There is a story about the well-known painter Satish Gujral that once shaped my paradigm. Satish was not born deaf. He lost his hearing when he was 8 following an accident and back in those days when he was a child, there were no treatment options. So, he grew up with deafness and evolved as a painter. Later in life, after he fell in love and got married, his wife Kiran was his de facto hearing window to the world. They settled into a comfortable rhythm. Much later in his life, he had the opportunity to have a cochlear implant and have his hearing restored. For the first time in decades, he could hear for himself. But for Satish, who for nearly all his life, was now used to Kiran filtering all the cacophony and noise from the world, the gift of hearing neither did not prove to be a blessing. In his own words “I lost my hearing at the age of eight. When I was 80, I got the implant. Sound came back but it was not familiar to me. I got the implant removed! Every world has its own attraction. Had I got the implant after two-three years of my deafness, it would’ve been fine. But after so many years, I could not recognise another world…”

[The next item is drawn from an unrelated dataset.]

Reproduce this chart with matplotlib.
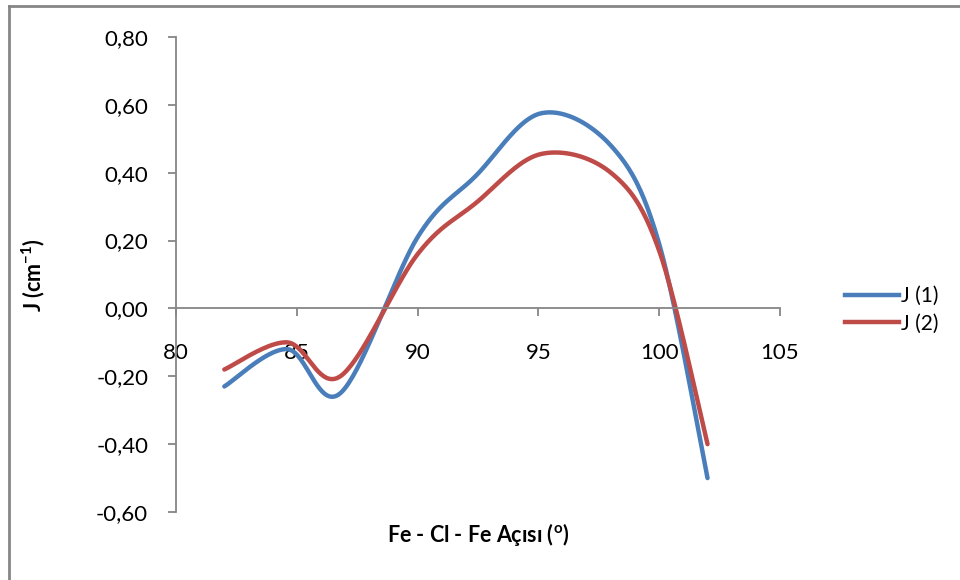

I once had the opportunity to work for another organisation which distributed hearing aids to those whose hearing was impaired and it was around this time that I heard Satish Gijral’s story, and realised that disabled people need more than a piece of machinery. They need their rights. While distributing wheel chairs to those who remain confined to their homes is a good thing it is of limited utility if there are no shops one can visit, no ATMs to withdraw cash from, no offices they can mark attendance in and earn a living. The late Javed Abidi created the National Centre for Promotion of Employment for Disabled People (NCPEDP) with aid and assistance from the Rajiv Gandhi Foundation. With a rousing slogan “Nothing about us, without us” , they effectively initiated the disability rights movement and transformed people with disabilities from passive recipients of charity into an empowered class of people, conscious and demanding of their rights. We need more of such an approach if the empowerment of the disabled has to move beyond the semantics of calling them “divyang” instead of “viklang”.
By Dr. Shantanu Dutta
A former Air Force doctor is now serving in the NGO sector for the last few decades.
One thought on “The Disabled: The invisible among us”

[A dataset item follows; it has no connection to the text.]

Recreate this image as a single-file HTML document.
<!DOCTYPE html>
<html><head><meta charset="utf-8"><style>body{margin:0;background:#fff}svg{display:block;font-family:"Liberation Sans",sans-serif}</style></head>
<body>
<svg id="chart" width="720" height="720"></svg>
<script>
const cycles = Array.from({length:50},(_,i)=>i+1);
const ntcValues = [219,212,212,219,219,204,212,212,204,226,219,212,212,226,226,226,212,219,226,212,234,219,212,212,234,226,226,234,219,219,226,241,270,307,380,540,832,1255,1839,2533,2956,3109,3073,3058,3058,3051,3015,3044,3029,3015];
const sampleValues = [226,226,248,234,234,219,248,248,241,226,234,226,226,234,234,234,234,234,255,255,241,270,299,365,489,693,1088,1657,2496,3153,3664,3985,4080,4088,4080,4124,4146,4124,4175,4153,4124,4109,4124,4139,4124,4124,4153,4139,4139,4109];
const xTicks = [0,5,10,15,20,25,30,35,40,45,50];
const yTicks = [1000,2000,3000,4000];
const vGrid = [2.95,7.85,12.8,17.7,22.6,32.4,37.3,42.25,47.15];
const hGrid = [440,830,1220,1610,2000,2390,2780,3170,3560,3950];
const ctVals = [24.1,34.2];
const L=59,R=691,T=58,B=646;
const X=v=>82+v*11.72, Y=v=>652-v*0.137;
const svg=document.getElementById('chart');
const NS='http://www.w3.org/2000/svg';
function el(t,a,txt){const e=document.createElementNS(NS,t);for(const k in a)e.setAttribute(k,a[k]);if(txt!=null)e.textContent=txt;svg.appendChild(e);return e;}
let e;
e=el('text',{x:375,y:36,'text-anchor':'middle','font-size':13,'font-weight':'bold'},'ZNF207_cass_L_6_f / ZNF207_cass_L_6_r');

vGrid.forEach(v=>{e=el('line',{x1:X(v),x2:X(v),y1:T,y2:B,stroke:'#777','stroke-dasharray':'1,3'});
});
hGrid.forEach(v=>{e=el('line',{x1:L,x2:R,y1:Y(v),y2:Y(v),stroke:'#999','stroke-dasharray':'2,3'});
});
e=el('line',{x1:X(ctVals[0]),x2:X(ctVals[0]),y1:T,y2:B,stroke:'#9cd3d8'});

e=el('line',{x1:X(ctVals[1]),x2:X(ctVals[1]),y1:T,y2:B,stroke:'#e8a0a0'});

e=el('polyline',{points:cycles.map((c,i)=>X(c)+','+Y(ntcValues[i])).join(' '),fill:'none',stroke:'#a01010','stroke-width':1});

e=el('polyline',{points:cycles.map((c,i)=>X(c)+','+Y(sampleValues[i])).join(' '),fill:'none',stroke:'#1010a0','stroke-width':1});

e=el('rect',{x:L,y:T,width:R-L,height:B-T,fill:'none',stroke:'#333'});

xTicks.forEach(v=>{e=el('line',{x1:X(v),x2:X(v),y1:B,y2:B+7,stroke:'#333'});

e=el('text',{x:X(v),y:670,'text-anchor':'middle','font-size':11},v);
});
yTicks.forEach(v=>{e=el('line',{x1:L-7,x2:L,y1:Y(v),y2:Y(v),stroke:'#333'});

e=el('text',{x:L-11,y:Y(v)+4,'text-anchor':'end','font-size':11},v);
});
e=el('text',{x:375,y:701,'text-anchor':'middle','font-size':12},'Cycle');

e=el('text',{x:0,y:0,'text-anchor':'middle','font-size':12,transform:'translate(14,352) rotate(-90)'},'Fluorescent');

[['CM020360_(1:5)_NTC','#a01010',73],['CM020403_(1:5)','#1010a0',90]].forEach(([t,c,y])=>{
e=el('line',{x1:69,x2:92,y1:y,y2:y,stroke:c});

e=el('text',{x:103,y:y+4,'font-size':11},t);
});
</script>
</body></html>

I am a severally arthritic person and at times it’s really inconvenient and awkward struggling to climb stairs or just about what a normal person do. My disability ain’t visible and every interview/conversation has to begin with a prologue about my illness. I had to let go of a job too and found a couple of earlier jobs very difficult owing to my physical limitations. Fortunately all of my colleagues and friends have been very kind and sympathetic over the years.
Thank you for sharing this thoughtful piece.